Now that the US has lost its Reserve Currency status we just may be able to introduce a world dollar owned by everyone and therefore interest free. It would make it possible for debtor countries to get out of debt. The banks would be set up differently.
Could you compare and contrast the concept in this idea of a value-based economy vs resource-based economy as described by the Zeitgeist Movement? They have obvious similarities but I am trying to wrap my head around the two concepts side-by-side. It seems to me that they are takes on the same basic idea but maybe I'm missing the nail head all together.
"The basic pursuit of The Movement is to begin a transition into a new, sustainable social design called a “Resource-Based Economy”."

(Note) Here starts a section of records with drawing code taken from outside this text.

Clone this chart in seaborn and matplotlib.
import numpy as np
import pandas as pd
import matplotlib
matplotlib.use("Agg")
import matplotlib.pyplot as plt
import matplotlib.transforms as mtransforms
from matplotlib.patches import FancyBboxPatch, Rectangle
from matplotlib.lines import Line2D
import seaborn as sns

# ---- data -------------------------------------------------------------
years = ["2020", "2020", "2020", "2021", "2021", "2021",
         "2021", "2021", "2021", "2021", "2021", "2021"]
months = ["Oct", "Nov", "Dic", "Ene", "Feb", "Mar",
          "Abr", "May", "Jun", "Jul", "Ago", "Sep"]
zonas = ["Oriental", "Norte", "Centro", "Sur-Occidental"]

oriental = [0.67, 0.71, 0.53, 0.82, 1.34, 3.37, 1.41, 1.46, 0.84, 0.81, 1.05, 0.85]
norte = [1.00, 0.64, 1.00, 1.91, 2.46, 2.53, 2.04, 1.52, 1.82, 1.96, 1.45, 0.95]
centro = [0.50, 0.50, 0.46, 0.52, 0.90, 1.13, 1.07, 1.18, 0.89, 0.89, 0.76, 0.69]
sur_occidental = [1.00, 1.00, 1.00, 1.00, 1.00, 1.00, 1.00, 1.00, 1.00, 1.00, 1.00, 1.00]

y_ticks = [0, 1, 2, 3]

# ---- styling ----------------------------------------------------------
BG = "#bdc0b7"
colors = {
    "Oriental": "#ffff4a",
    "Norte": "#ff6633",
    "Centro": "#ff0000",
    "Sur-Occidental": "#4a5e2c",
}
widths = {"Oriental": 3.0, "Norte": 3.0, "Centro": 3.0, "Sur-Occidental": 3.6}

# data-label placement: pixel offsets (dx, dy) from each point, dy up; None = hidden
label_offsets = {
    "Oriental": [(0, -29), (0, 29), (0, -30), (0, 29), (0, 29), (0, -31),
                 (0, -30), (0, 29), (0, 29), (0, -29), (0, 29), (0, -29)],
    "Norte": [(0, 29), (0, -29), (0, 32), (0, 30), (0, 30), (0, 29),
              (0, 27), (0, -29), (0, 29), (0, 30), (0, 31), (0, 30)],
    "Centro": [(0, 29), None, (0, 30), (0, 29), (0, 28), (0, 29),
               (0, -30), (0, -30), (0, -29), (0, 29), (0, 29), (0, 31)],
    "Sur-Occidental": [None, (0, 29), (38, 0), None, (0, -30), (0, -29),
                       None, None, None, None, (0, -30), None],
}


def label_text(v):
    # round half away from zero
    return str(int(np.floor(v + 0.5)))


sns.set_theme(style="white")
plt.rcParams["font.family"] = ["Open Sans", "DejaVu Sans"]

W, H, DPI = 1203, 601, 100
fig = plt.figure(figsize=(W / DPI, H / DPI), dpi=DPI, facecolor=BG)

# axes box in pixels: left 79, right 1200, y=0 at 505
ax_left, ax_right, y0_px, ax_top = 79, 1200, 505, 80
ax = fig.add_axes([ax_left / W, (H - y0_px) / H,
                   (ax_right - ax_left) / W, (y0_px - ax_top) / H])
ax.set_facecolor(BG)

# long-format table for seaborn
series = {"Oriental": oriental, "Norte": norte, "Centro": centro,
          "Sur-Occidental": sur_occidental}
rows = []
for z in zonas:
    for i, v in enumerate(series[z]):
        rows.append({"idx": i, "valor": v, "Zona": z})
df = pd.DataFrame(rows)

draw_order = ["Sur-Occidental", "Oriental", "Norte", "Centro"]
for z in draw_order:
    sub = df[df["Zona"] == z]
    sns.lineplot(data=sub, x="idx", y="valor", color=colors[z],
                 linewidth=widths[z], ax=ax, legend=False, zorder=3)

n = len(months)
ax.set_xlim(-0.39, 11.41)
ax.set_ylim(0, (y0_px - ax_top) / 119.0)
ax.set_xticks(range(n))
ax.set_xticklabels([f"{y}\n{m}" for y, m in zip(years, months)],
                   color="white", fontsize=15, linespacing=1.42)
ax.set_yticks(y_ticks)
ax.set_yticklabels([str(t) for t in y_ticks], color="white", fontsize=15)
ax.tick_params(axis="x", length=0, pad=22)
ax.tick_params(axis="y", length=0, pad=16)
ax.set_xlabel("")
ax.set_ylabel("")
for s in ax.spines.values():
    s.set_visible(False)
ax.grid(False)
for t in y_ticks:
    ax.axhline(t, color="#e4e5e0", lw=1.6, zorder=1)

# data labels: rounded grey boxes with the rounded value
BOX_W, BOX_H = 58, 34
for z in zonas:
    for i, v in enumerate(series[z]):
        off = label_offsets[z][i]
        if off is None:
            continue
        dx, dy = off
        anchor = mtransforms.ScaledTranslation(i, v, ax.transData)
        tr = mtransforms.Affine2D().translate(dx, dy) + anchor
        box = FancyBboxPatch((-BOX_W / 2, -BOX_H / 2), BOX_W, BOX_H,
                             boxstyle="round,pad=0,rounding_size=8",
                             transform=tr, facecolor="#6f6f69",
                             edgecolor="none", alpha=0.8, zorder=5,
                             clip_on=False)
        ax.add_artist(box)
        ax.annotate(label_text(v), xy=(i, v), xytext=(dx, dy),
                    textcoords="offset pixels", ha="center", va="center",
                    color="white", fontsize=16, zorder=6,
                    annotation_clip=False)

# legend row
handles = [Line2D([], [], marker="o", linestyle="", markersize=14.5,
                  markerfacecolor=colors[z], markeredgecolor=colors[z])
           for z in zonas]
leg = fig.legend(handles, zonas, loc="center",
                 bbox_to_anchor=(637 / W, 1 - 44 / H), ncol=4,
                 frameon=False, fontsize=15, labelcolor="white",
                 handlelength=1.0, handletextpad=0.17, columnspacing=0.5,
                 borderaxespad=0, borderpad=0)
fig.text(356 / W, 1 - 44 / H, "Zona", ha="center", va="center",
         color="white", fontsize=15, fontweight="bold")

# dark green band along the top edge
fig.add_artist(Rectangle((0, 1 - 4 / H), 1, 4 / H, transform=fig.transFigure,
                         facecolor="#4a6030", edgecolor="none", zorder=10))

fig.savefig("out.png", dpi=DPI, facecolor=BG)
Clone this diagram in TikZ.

The entire world is trapped in the current banking system so nothing will change until The banking system destroys itself. This will happen because of interest which is a positive feedback loop. This makes the whole thing unstable and creates the cycles in which some people can legally steal from the losers. The people who benefit from it don't want a change and the ones on the bottom can't change it, but eventually we have too many people who have become psuedo bankers and there aren't enough people at the bottom to support the pyramid. We will have to create some new kind of entertainment.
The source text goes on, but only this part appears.